I’m very grateful to Prof. Sinclair W. Bell for reading the below post and sending me the following article which I had not read when I wrote the original post! I’ve annotated my original post to highlight our agreements and disagreements.
—Original post with annotations based on Daoust–
I am very grateful to Dr. Jeremy Haag for sending me an email asking my thoughts on this relief. I found I had quite a few… As often happens.
BM 1954,1214.1has since Vermuele been taken as a possible illustration of some mint workers. This interpretation cannot stand.
Two men are pictured, both formerly enslaved. The man on the left, Philonicus was a lictor. Lictors not only carried fasces but also carried another thinner rod perhaps what is called by Festus a commetaculum, or maybe it would be called a bacillum (staff) as in Cic. Agr. 2.93. Regardless of what the right Latin word is for this little rod, never the less we see it in the hands of lictors all the time! There is a good case to be made that it’s “the get out of my way” stick–the stick that actually got used as opposed to the ceremonial bundle.
Details of above monument:
Why did anyone ever think Philonicus might have not been a lictor? Because they were misled by the idea that the Mariemont Relief represented a scene of emancipation rather than a scene from the circus with a presiding official and three desultores.
[Update: Daoust p. 239ff. is concerned, as Ashmole and Manning before him, that the axe shape is strange and describes it as archaic following Schäfer’s chronology (dang, I want that book on my shelves forever–pandemic book access is such a pain…). Not having Schäfer to hand I can’t decide how convinced I am but I’m generally skeptical. Some times representations of fasces are consistent (e.g. on Norbanus coinage), but often the die engravers are very casual about variations in style and not all iconography ‘evolves’ in the chronologically meaningful way–look at the mess Fittschen hair styles got us into for the Antonine dating. I agree that the fasces are occupational; I do not believe the men worked for the Roman state as blacksmiths or reported to lictors, I believe Philonicus may have started life as a blacksmith and then became a lictor.]
The man on the right is Demetrius and he was owned by the late Philonicus and made the monument for both himself and his patronus [Update: Daoust concurs, p. 232-3]. I concur strongly with Manning that the tools are the right represent are to be associated with carpentry, a view endorsed by Roger Ulrich (p. 31 of his book Roman Woodworking). The only thing I have to add is the observation that some of the tools are also depicted in the fresco of Icarus from the House of Vettius, namely bow-drill, adze.
[Update: Daoust p. 237 also mentions this fresco and sees in it Icarus using a tool like the ‘knife’ in the relief–what he identifies as a mortise chisel. This was my very first thought as well for the identity of the tool on the relief, so I am tempted. I shied away from this interpretation as I couldn’t find a good parallel image in Ulrich but this may be about which profile of the chisel is shown. I was inclined to emphasize its knife-like qualities because of the similarity in profile to knives in cutler iconography. I grant these are not exact parallels, but neither is the chisel (yet…)]

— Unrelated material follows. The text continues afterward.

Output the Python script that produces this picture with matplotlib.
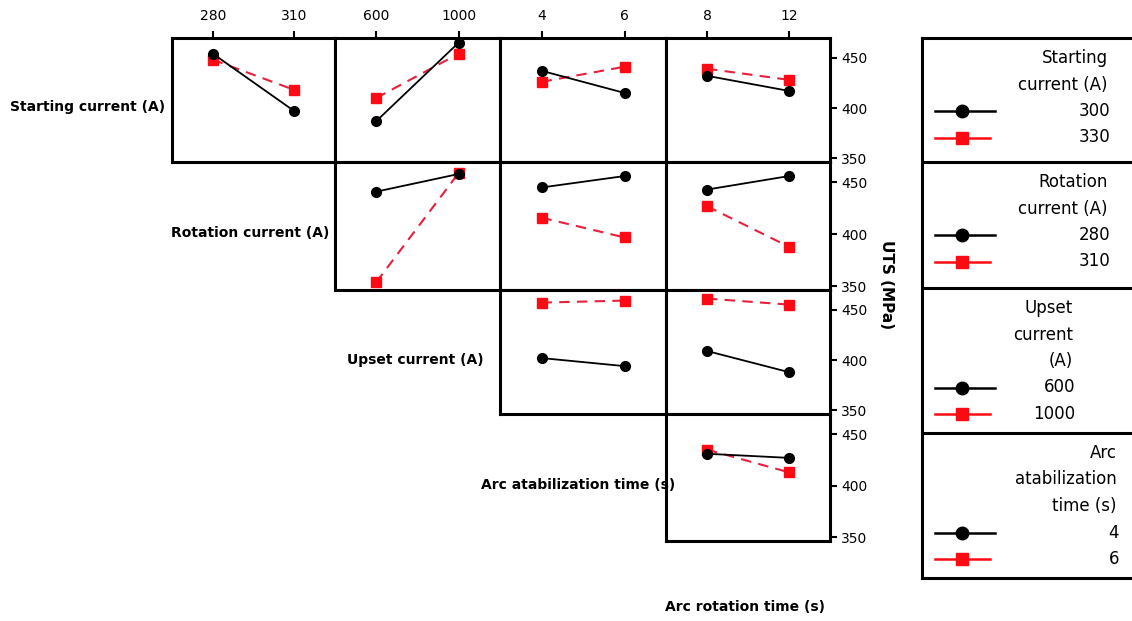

One of the mysteries is why the adze and tanged paring chisel, the lowest two tools on the right hand side are shown without handles, whereas the drill is shown with its finely turned spoke and the knife is also shown with a handle (Daoust, p. 238 also emphasizes this point). I have a speculation, but I’m going to wait to share until we’ve dealt with the pediment.
Manning has already observed that the tongs do not hold a flan but instead had a flange to ensure closure and improve grasp [Update: on this feature of tongs and relationship to the production of small tools, Daoust p. 236]. The really kicker though is the two part anvil. One part anvils are known in Roman art, but two part anvils like the one seen here are very common. The top portion of the anvil is NOT a die.
[Daoust p. 236 refers to this type of relief of a blacksmith expert in lock making for comparative evidence of tools and product both appearing on such occupationally themed memorials.]
So do we have three professions held by two men here? Maybe. Maybe Philonicus started off as a blacksmith became a lictor upon being freed and then set up Demetrius in business as a carpenter. Lictors are essentially bully-boys or body guards and Philonicus does have a meathead look to him and who better than a blacksmith to make a lictor?
But I also think
it just possible that Demetrius was a blacksmith specializing in the creation of carpentry tools especially hard to make stuff like drill bits and precise knives. It’s a simpler explanation, two professions instead of three AND it fits with the last two tools being shown with out handles.
[Update: Daoust believes the tympanum must refer to both men and a share profession. This is logical. p. 234 following. He emphasizes on p. 235 that the hammer is a a cross-pene type and thus for finer work. I’d put less emphasis on on this as identifying the type of blacksmith or try to marshal more comparative evidence to support it. That said I don’t have Zimmer, G. 1982. Römische Berufsdarstellungen, AF 12. Berlin: Gebr. Mann Verlag to hand and if I did I might be more convinced.]
Smiths with specializations are known:
As are those that specialize in blades. Tomb 29 from Ostia might be a good comparison point.